-- START OF MATERIAL PROVIDED --

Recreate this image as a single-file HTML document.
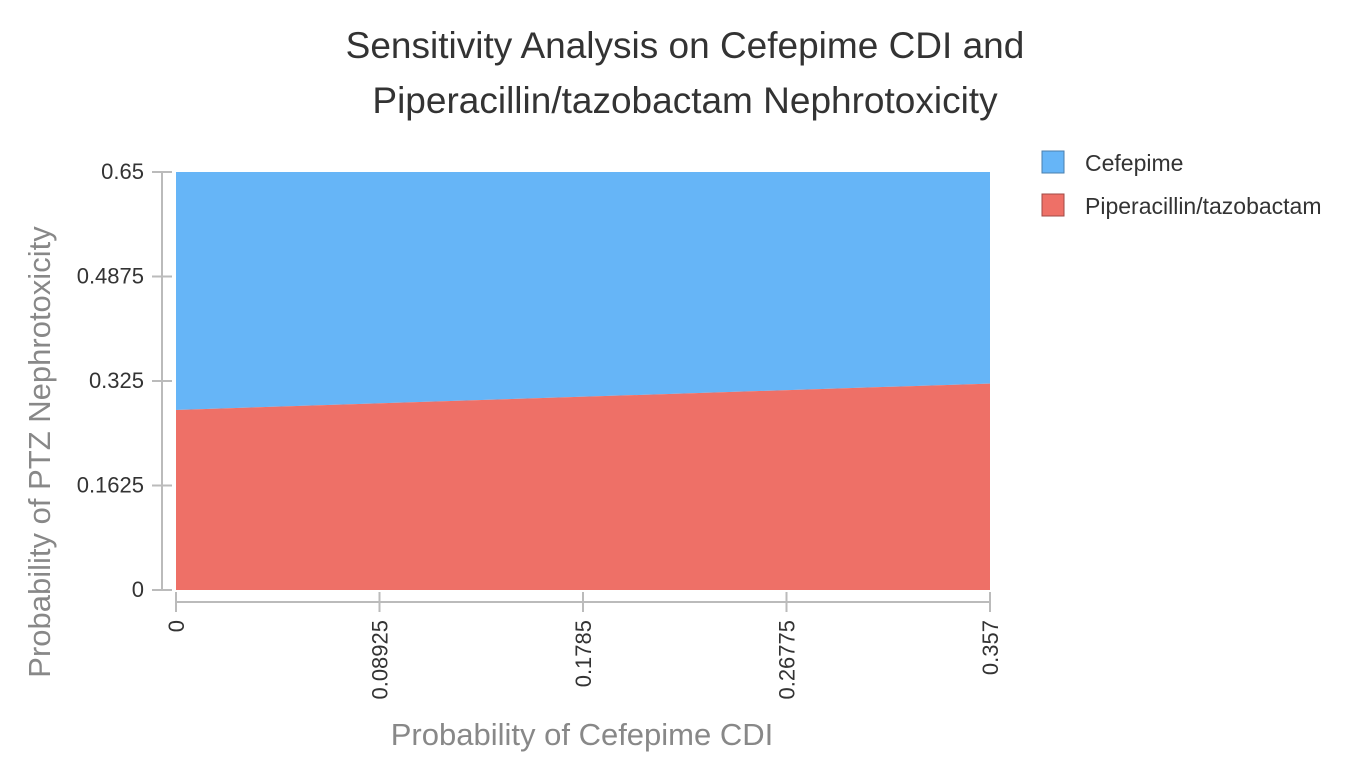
<!DOCTYPE html>
<html><head><meta charset="utf-8"><style>
body{margin:0;background:#fff;font-family:"Liberation Sans",sans-serif}
svg text{font-family:"Liberation Sans",sans-serif}
</style></head><body>
<svg id="chart" width="1366" height="768" xmlns="http://www.w3.org/2000/svg">
<text x="685" y="58" text-anchor="middle" font-size="37" fill="#333">Sensitivity Analysis on Cefepime CDI and</text>
<text x="685" y="113" text-anchor="middle" font-size="37" fill="#333">Piperacillin/tazobactam Nephrotoxicity</text>
<g id="plot"></g>
<g id="axes"></g>
<text transform="translate(50,452) rotate(-90)" text-anchor="middle" font-size="31" fill="#888">Probability of PTZ Nephrotoxicity</text>
<text x="582" y="745" text-anchor="middle" font-size="31" fill="#888">Probability of Cefepime CDI</text>
<g>
<rect x="1042" y="151" width="22" height="22" fill="#66b5f7" stroke="#4a7fae"/>
<text x="1085" y="171" font-size="23" fill="#333">Cefepime</text>
<rect x="1042" y="194" width="22" height="22" fill="#ee7067" stroke="#a04a45"/>
<text x="1085" y="214" font-size="23" fill="#333">Piperacillin/tazobactam</text>
</g>
</svg>
<script>
const xValues=[0,0.357];
const thresholdValues=[0.280,0.321];
const yTicks=["0","0.1625","0.325","0.4875","0.65"];
const xTicks=["0","0.08925","0.1785","0.26775","0.357"];
const NS="http://www.w3.org/2000/svg";
const X0=176,X1=990,Y0=590,Y1=172,yMax=0.65,xMax=0.357;
const sx=v=>X0+(v/xMax)*(X1-X0);
const sy=v=>Y0-(v/yMax)*(Y0-Y1);
function mk(t,a,p){const e=document.createElementNS(NS,t);for(const k in a)e.setAttribute(k,a[k]);p.appendChild(e);return e;}
const plotG=document.getElementById('plot'),axesG=document.getElementById('axes');
const edgePts=xValues.map((x,i)=>sx(x)+','+sy(thresholdValues[i]));
const blue=mk('polygon',{points:sx(xValues[0])+','+sy(yMax)+' '+sx(xValues[xValues.length-1])+','+sy(yMax)+' '+edgePts.slice().reverse().join(' '),fill:'#66b5f7'},plotG);


const red=mk('polygon',{points:edgePts.join(' ')+' '+sx(xValues[xValues.length-1])+','+sy(0)+' '+sx(xValues[0])+','+sy(0),fill:'#ee7067'},plotG);


const yl=mk('line',{x1:162,x2:162,y1:sy(yMax),y2:sy(0),stroke:'#bbb','stroke-width':2},axesG);


yTicks.forEach(t=>{const y=sy(parseFloat(t));
 const l=mk('line',{x1:152,x2:172,y1:y,y2:y,stroke:'#bbb','stroke-width':2},axesG);
 
 
 const tx=mk('text',{x:144,y:y+7,'text-anchor':'end','font-size':22,fill:'#333'},axesG);tx.textContent=t;
 
 });
const xl=mk('line',{x1:sx(0),x2:sx(xMax),y1:602,y2:602,stroke:'#bbb','stroke-width':2},axesG);


xTicks.forEach(t=>{const x=sx(parseFloat(t));
 const l=mk('line',{x1:x,x2:x,y1:592,y2:612,stroke:'#bbb','stroke-width':2},axesG);
 
 
 const tx=mk('text',{transform:`translate(${x+8},620) rotate(-90)`,'text-anchor':'end','font-size':22,fill:'#333'},axesG);tx.textContent=t;
 
 });
</script>
</body></html>
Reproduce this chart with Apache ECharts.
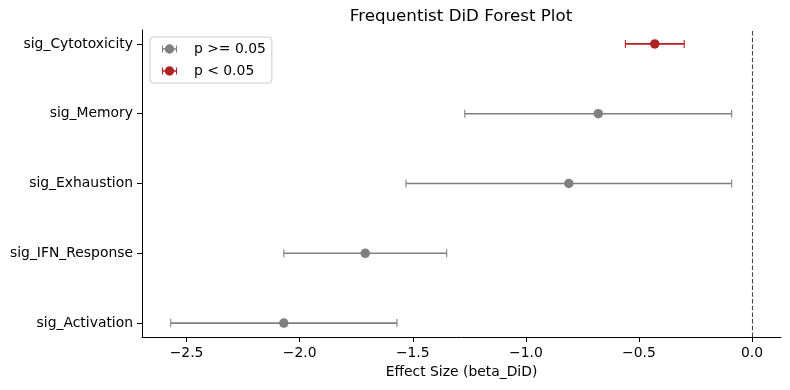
<!DOCTYPE html>
<html>
<head>
<meta charset="utf-8">
<script src="https://cdn.jsdelivr.net/npm/echarts@6/dist/echarts.min.js"></script>
<style>html,body{margin:0;padding:0;background:#fff;}#c{width:790px;height:390px;}</style>
</head>
<body>
<div id="c"></div>
<script>
// Categories listed bottom to top
const categories = ['sig_Activation', 'sig_IFN_Response', 'sig_Exhaustion', 'sig_Memory', 'sig_Cytotoxicity'];
const estimates = [-2.07, -1.71, -0.81, -0.68, -0.43];
const ciLow = [-2.57, -2.07, -1.53, -1.27, -0.56];
const ciHigh = [-1.57, -1.35, -0.09, -0.09, -0.30];
const significant = [false, false, false, false, true];
const xTicks = [-2.5, -2.0, -1.5, -1.0, -0.5, 0.0];
const yTicks = [0, 1, 2, 3, 4];

const GRAY = '#808080';
const RED = '#b22222';
const NAME_NS = 'p >= 0.05';
const NAME_S = 'p < 0.05';
const FONT = 'DejaVu Sans';

const ptsNS = [], ptsS = [], barsNS = [], barsS = [];
categories.forEach((c, i) => {
  if (significant[i]) {
    ptsS.push([estimates[i], i]);
    barsS.push([ciLow[i], ciHigh[i], i]);
  } else {
    ptsNS.push([estimates[i], i]);
    barsNS.push([ciLow[i], ciHigh[i], i]);
  }
});

function errRender(color) {
  return function (params, api) {
    const lo = api.coord([api.value(0), api.value(2)]);
    const hi = api.coord([api.value(1), api.value(2)]);
    const cap = 4;
    return {
      type: 'group',
      children: [
        { type: 'line', shape: { x1: lo[0], y1: lo[1], x2: hi[0], y2: hi[1] }, style: { stroke: color, lineWidth: 1.7 } },
        { type: 'line', shape: { x1: lo[0], y1: lo[1] - cap, x2: lo[0], y2: lo[1] + cap }, style: { stroke: color, lineWidth: 1.1 } },
        { type: 'line', shape: { x1: hi[0], y1: hi[1] - cap, x2: hi[0], y2: hi[1] + cap }, style: { stroke: color, lineWidth: 1.1 } }
      ]
    };
  };
}

const ICON = 'path://M0 4.3 H16 V5.7 H0 Z M0 1.3 H1.1 V8.7 H0 Z M14.9 1.3 H16 V8.7 H14.9 Z M3 5 A5 5 0 1 1 13 5 A5 5 0 1 1 3 5 Z';

const fmt = v => (v < 0 ? '\u2212' : '') + Math.abs(v).toFixed(1);

const chart = echarts.init(document.getElementById('c'), null, { renderer: 'canvas' });
chart.setOption({
  animation: false,
  backgroundColor: '#fff',
  textStyle: { fontFamily: FONT },
  title: {
    text: 'Frequentist DiD Forest Plot',
    left: 461,
    textAlign: 'center',
    top: 8,
    padding: 0,
    textStyle: { fontFamily: FONT, fontSize: 16.7, fontWeight: 'normal', color: '#000' }
  },
  legend: {
    orient: 'vertical',
    left: 150,
    top: 37,
    padding: [4, 6, 4, 12],
    itemGap: 6,
    itemWidth: 15,
    itemHeight: 9.5,
    borderColor: '#cccccc',
    borderWidth: 1,
    borderRadius: 3,
    backgroundColor: '#fff',
    selectedMode: false,
    textStyle: { fontFamily: FONT, fontSize: 13.9, color: '#000', lineHeight: 16, padding: [0, 0, 0, 12] },
    data: [
      { name: NAME_NS, icon: ICON, itemStyle: { color: GRAY } },
      { name: NAME_S, icon: ICON, itemStyle: { color: RED } }
    ]
  },
  grid: { left: 142, right: 9, top: 30, bottom: 53, containLabel: false },
  xAxis: {
    type: 'value',
    min: -2.697,
    max: 0.128,
    name: 'Effect Size (beta_DiD)',
    nameLocation: 'middle',
    nameGap: 27,
    nameTextStyle: { fontFamily: FONT, fontSize: 13.9, color: '#000' },
    axisLine: { show: true, onZero: false, lineStyle: { color: '#000', width: 1 } },
    axisTick: { show: true, length: 5, inside: false, customValues: xTicks, lineStyle: { color: '#000', width: 1 } },
    axisLabel: { customValues: xTicks, margin: 9, fontFamily: FONT, fontSize: 13.9, color: '#000', formatter: fmt },
    splitLine: { show: false }
  },
  yAxis: {
    type: 'value',
    min: -0.2,
    max: 4.2,
    axisLine: { show: true, onZero: false, lineStyle: { color: '#000', width: 1 } },
    axisTick: { show: true, length: 5, inside: false, customValues: yTicks, lineStyle: { color: '#000', width: 1 } },
    axisLabel: { customValues: yTicks, margin: 9, fontFamily: FONT, fontSize: 13.9, color: '#000', formatter: v => categories[Math.round(v)] },
    splitLine: { show: false }
  },
  series: [
    {
      type: 'custom', name: NAME_NS, data: barsNS, renderItem: errRender(GRAY),
      itemStyle: { color: GRAY }, encode: { x: [0, 1], y: 2 }, silent: true, z: 3,
      markLine: {
        silent: true, symbol: ['none', 'none'], label: { show: false },
        lineStyle: { color: '#444', width: 1.1, type: [4.5, 2.2] },
        data: [{ xAxis: 0 }]
      }
    },
    {
      type: 'custom', name: NAME_S, data: barsS, renderItem: errRender(RED),
      itemStyle: { color: RED }, encode: { x: [0, 1], y: 2 }, silent: true, z: 3
    },
    {
      type: 'scatter', name: NAME_NS, data: ptsNS, symbol: 'circle', symbolSize: 9.5,
      itemStyle: { color: GRAY, opacity: 1 }, z: 4, silent: true
    },
    {
      type: 'scatter', name: NAME_S, data: ptsS, symbol: 'circle', symbolSize: 9.5,
      itemStyle: { color: RED, opacity: 1 }, z: 4, silent: true
    }
  ]
});
</script>
</body>
</html>
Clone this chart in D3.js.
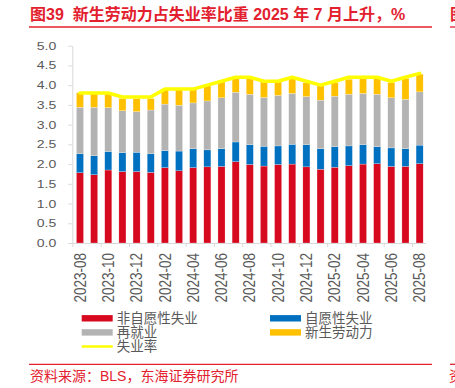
<!DOCTYPE html>
<html>
<head>
<meta charset="utf-8">
<script src="https://cdn.jsdelivr.net/npm/d3@7"></script>
<style>
  body { margin: 0; background: #fff; }
  svg { display: block; font-family: "Liberation Sans", Arial, "Noto Sans CJK SC", sans-serif; }
</style>
</head>
<body>
<div id="chart"></div>
<script>
// Months on the category axis
const months = [
  '2023-08', '2023-09', '2023-10', '2023-11', '2023-12', '2024-01', '2024-02',
  '2024-03', '2024-04', '2024-05', '2024-06', '2024-07', '2024-08', '2024-09',
  '2024-10', '2024-11', '2024-12', '2025-01', '2025-02', '2025-03', '2025-04',
  '2025-05', '2025-06', '2025-07', '2025-08'
];

// Stacked pieces, % of labour force
const involuntary = [1.78, 1.73, 1.85, 1.81, 1.81, 1.79, 1.91, 1.83, 1.91, 1.93, 1.94, 2.06, 1.99,
                     1.95, 1.99, 2.00, 1.93, 1.87, 1.92, 1.96, 2.00, 2.01, 1.94, 1.94, 2.01];
const voluntary   = [0.48, 0.48, 0.47, 0.48, 0.49, 0.47, 0.43, 0.50, 0.48, 0.43, 0.45, 0.50, 0.50,
                     0.50, 0.47, 0.50, 0.56, 0.52, 0.52, 0.50, 0.49, 0.43, 0.47, 0.45, 0.47];
const reentrants  = [1.18, 1.23, 1.11, 1.06, 1.03, 1.11, 1.18, 1.16, 1.16, 1.24, 1.29, 1.26, 1.28,
                     1.24, 1.28, 1.29, 1.22, 1.23, 1.28, 1.31, 1.30, 1.33, 1.27, 1.25, 1.35];
const newEntrants = [0.37, 0.36, 0.37, 0.31, 0.33, 0.29, 0.37, 0.40, 0.35, 0.40, 0.43, 0.38, 0.40,
                     0.39, 0.34, 0.37, 0.35, 0.36, 0.35, 0.38, 0.37, 0.39, 0.39, 0.53, 0.45];

// Headline unemployment rate
const rate = [3.8, 3.8, 3.8, 3.7, 3.7, 3.7, 3.9, 3.9, 3.9, 4.0, 4.1, 4.2, 4.2,
              4.1, 4.1, 4.2, 4.1, 4.0, 4.1, 4.2, 4.2, 4.2, 4.1, 4.2, 4.3];

const yTicks = [0, 0.5, 1, 1.5, 2, 2.5, 3, 3.5, 4, 4.5, 5];

const seriesNames = ['非自愿性失业', '自愿性失业', '再就业', '新生劳动力', '失业率'];

class UnemploymentChart {
  constructor (options) {
    this.w = options.w;
    this.h = options.h;
    this.titleRed = '#e3202e';
    this.colors = ['#d7091f', '#0070c0', '#b3b3b3', '#ffc000'];
    this.lineColor = '#ffff00';
    this.axisColor = '#d9d9d9';
    this.textColor = '#595959';
    this.table = months.map((m, i) => ({
      month: m,
      involuntary: involuntary[i],
      voluntary: voluntary[i],
      reentrants: reentrants[i],
      newEntrants: newEntrants[i],
      rate: rate[i]
    }));
  }

  render () {
    this.svg = d3.select('#chart')
      .append('svg')
      .attr('width', this.w)
      .attr('height', this.h);

    this.computeScaleFns();
    this.addFrame();
    this.addBars();
    this.addLine();
    this.addAxes();
    this.addLegend();
  }

  computeScaleFns () {
    this.x = d3.scaleBand()
      .domain(months)
      .range([72.9, 426.7])
      .paddingInner(0.5)
      .paddingOuter(0.25);

    this.y = d3.scaleLinear()
      .domain([0, 5])
      .range([243, 45.7]);
  }

  // Title, rules and source line
  addFrame () {
    this.svg.append('text')
      .attr('x', 30)
      .attr('y', 19.5)
      .attr('fill', this.titleRed)
      .style('font-size', '16px')
      .style('font-weight', 'bold')
      .style('white-space', 'pre')
      .text('图39  新生劳动力占失业率比重 2025 年 7 月上升，%');

    this.svg.append('text')
      .attr('x', 450)
      .attr('y', 19.5)
      .attr('fill', this.titleRed)
      .style('font-size', '16px')
      .style('font-weight', 'bold')
      .text('图');

    [[29, 432, 27], [450, 455, 27], [29, 432, 364.3], [450, 455, 364.3]].forEach((l) => {
      this.svg.append('line')
        .attr('x1', l[0]).attr('x2', l[1])
        .attr('y1', l[2]).attr('y2', l[2])
        .attr('stroke', this.titleRed)
        .attr('stroke-width', 1.3);
    });

    this.svg.append('text')
      .attr('x', 30)
      .attr('y', 381)
      .attr('fill', this.titleRed)
      .style('font-size', '14px')
      .text('资料来源：BLS，东海证券研究所');

    this.svg.append('text')
      .attr('x', 449)
      .attr('y', 381)
      .attr('fill', this.titleRed)
      .style('font-size', '14px')
      .text('资');
  }

  addBars () {
    let keys = ['involuntary', 'voluntary', 'reentrants', 'newEntrants'];
    let stacked = d3.stack().keys(keys)(this.table);

    this.svg.append('g')
      .selectAll('g')
      .data(stacked)
      .join('g')
      .attr('fill', (d, i) => this.colors[i])
      .selectAll('rect')
      .data((d) => d)
      .join('rect')
      .attr('x', (d) => this.x(d.data.month))
      .attr('y', (d) => this.y(d[1]))
      .attr('width', this.x.bandwidth())
      .attr('height', (d) => this.y(d[0]) - this.y(d[1]))
      .attr('stroke', '#fff')
      .attr('stroke-width', 0.4)
      .attr('stroke-opacity', 0.6);
  }

  addLine () {
    let lineFn = d3.line()
      .x((d) => this.x(d.month) + this.x.bandwidth() / 2)
      .y((d) => this.y(d.rate));

    this.svg.append('path')
      .attr('d', lineFn(this.table))
      .attr('fill', 'none')
      .attr('stroke', this.lineColor)
      .attr('stroke-width', 3.5)
      .attr('stroke-linejoin', 'round')
      .attr('stroke-linecap', 'round');
  }

  addAxes () {
    let yAxis = this.svg.append('g')
      .attr('transform', 'translate(72.3,0)')
      .call(d3.axisLeft(this.y)
        .tickValues(yTicks)
        .tickFormat(d3.format('.1f'))
        .tickSize(4)
        .tickSizeOuter(0)
        .tickPadding(12));

    yAxis.selectAll('path, line').attr('stroke', this.axisColor);
    yAxis.selectAll('text')
      .attr('fill', this.textColor)
      .attr('textLength', 19.5)
      .attr('lengthAdjust', 'spacingAndGlyphs')
      .style('font-size', '11px');

    // Every other month is labelled, ticks sit on the band edges
    let step = this.x.step();
    let xAxis = this.svg.append('g')
      .attr('transform', 'translate(0,243)')
      .call(d3.axisBottom(this.x)
        .tickValues(months.filter((m, i) => i % 2 === 0))
        .tickSize(4)
        .tickSizeOuter(0));

    xAxis.select('.domain')
      .attr('d', 'M72.3,0.5H426')
      .attr('stroke', this.axisColor);

    xAxis.selectAll('.tick line')
      .attr('x1', -step / 2)
      .attr('x2', -step / 2)
      .attr('stroke', this.axisColor);

    xAxis.selectAll('.tick text')
      .attr('transform', 'scale(1.2,1) rotate(-90)')
      .attr('x', -10)
      .attr('y', 0)
      .attr('dy', '0.35em')
      .attr('fill', this.textColor)
      .style('text-anchor', 'end')
      .style('font-size', '13.5px');
  }

  addLegend () {
    let items = [
      { x: 81.7, y: 318.3, type: 'rect', color: this.colors[0], name: seriesNames[0] },
      { x: 270, y: 318.3, type: 'rect', color: this.colors[1], name: seriesNames[1] },
      { x: 81.7, y: 332.4, type: 'rect', color: this.colors[2], name: seriesNames[2] },
      { x: 270, y: 332.4, type: 'rect', color: this.colors[3], name: seriesNames[3] },
      { x: 81.7, y: 346.5, type: 'line', color: this.lineColor, name: seriesNames[4] }
    ];

    let legend = this.svg.append('g');

    items.forEach((d) => {
      if (d.type === 'rect') {
        legend.append('rect')
          .attr('x', d.x)
          .attr('y', d.y - 3.2)
          .attr('width', 31)
          .attr('height', 6.4)
          .attr('fill', d.color);
      } else {
        legend.append('line')
          .attr('x1', d.x).attr('x2', d.x + 31)
          .attr('y1', d.y).attr('y2', d.y)
          .attr('stroke', d.color)
          .attr('stroke-width', 2.5);
      }

      legend.append('text')
        .attr('x', d.x + 35)
        .attr('y', d.y)
        .attr('dy', '0.36em')
        .attr('fill', this.textColor)
        .style('font-size', '13.5px')
        .text(d.name);
    });
  }
}

new UnemploymentChart({ w: 455, h: 388 }).render();
</script>
</body>
</html>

-- END OF MATERIAL PROVIDED --

### PROBLEM:
Output word for word the lines running from the one containing "Clone this chart in D3.js." to the one containing "0.39, 0.53, 0.45];", both included, leaving out the pictures.

### EXPECTED ANSWER:
Clone this chart in D3.js.
<!DOCTYPE html>
<html>
<head>
<meta charset="utf-8">
<script src="https://cdn.jsdelivr.net/npm/d3@7"></script>
<style>
  body { margin: 0; background: #fff; }
  svg { display: block; font-family: "Liberation Sans", Arial, "Noto Sans CJK SC", sans-serif; }
</style>
</head>
<body>
<div id="chart"></div>
<script>
// Months on the category axis
const months = [
  '2023-08', '2023-09', '2023-10', '2023-11', '2023-12', '2024-01', '2024-02',
  '2024-03', '2024-04', '2024-05', '2024-06', '2024-07', '2024-08', '2024-09',
  '2024-10', '2024-11', '2024-12', '2025-01', '2025-02', '2025-03', '2025-04',
  '2025-05', '2025-06', '2025-07', '2025-08'
];

// Stacked pieces, % of labour force
const involuntary = [1.78, 1.73, 1.85, 1.81, 1.81, 1.79, 1.91, 1.83, 1.91, 1.93, 1.94, 2.06, 1.99,
                     1.95, 1.99, 2.00, 1.93, 1.87, 1.92, 1.96, 2.00, 2.01, 1.94, 1.94, 2.01];
const voluntary   = [0.48, 0.48, 0.47, 0.48, 0.49, 0.47, 0.43, 0.50, 0.48, 0.43, 0.45, 0.50, 0.50,
                     0.50, 0.47, 0.50, 0.56, 0.52, 0.52, 0.50, 0.49, 0.43, 0.47, 0.45, 0.47];
const reentrants  = [1.18, 1.23, 1.11, 1.06, 1.03, 1.11, 1.18, 1.16, 1.16, 1.24, 1.29, 1.26, 1.28,
                     1.24, 1.28, 1.29, 1.22, 1.23, 1.28, 1.31, 1.30, 1.33, 1.27, 1.25, 1.35];
const newEntrants = [0.37, 0.36, 0.37, 0.31, 0.33, 0.29, 0.37, 0.40, 0.35, 0.40, 0.43, 0.38, 0.40,
                     0.39, 0.34, 0.37, 0.35, 0.36, 0.35, 0.38, 0.37, 0.39, 0.39, 0.53, 0.45];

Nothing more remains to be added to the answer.